The turnaround in sheep prices is due to a 23% decline in the number of lambs available for slaughter in New Zealand, following land use change to dairying and dairy support and also drought.
With New Zealand accounting for 75% of internationally traded lamb, the shortage here has forced international prices to rise.
According to the ANZ commodity price index, which tracks the price of our main commodity exports, April's lamb index reached record levels as a result of soaring international demand and prices.
A year ago, store lambs made $30, but this year lambs of a similar quality have fetched closer to $70.

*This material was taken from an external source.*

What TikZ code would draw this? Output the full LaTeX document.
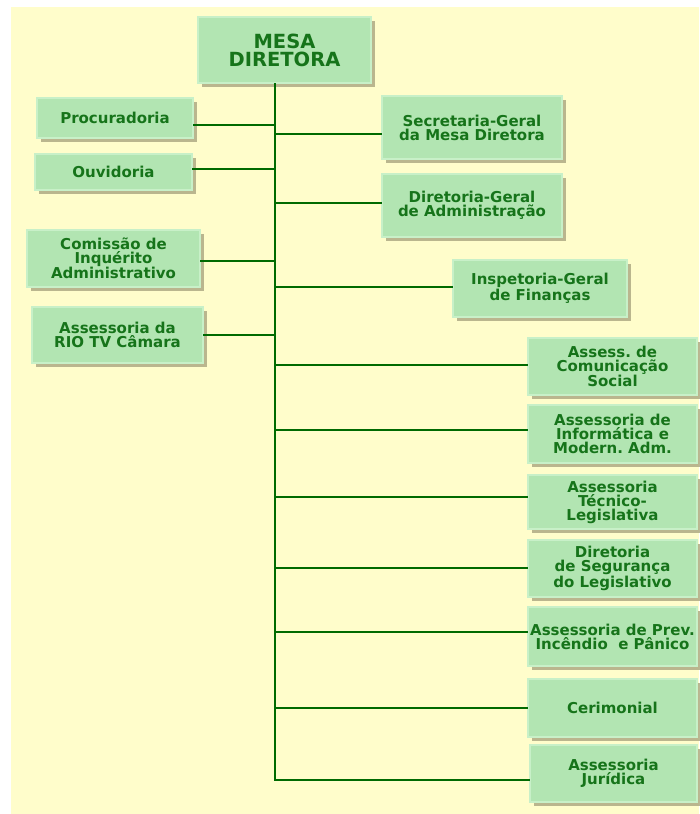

Prime lambs that last year sold for $50 are now returning $85.
The forecast has given Lee Stream farmer Boyd Tisdall a welcome boost.
Lamb sales make up two-thirds of his farm income and last year he averaged just $44 for his prime and store lambs - lambs sold to other farmers to finish.
This year, he expects to average about $85.
News meat companies are forecasting next season's lamb prices to mirror this year's has delighted Mr Tisdall, who says the certainty of consistent pricing will benefit all sheep farmers.
Alliance Group chief executive Grant Cuff has just returned from visiting key markets and said that apart from currency movement, there was no reason he could see for lamb prices to ease next year.
"We would not anticipate any reduction in market prices for next year at this time," he said in an interview.
A year ago, it was a different matter.
Low income from lambs forced Mr Tisdall to cut spending, and he applied fertiliser to only half his 1250ha Saddleview Station.
With this year's higher income, he plans to spread more fertiliser and catch up on other deferred maintenance.
Mr Tisdall has no plans to increase ewe numbers to take advantage of the high lamb prices, saying his farm has the right balance between sheep and cattle.
Domestic retail lamb prices have risen about 20% in response to higher international prices, according to New Zealand Beef and Lamb Marketing Bureau manager Rod Slater.
However, he doubted another year of high export values would force retail prices even higher, as retailers and processors had already factored in higher costs.
Local retailers have to match export lamb prices to attract stock and Mr Slater said even though export prices had almost doubled, competition meant the retail price had not.
Mr Slater said that anecdotally there appeared to have been a reduction in domestic-lamb consumption due to the high prices.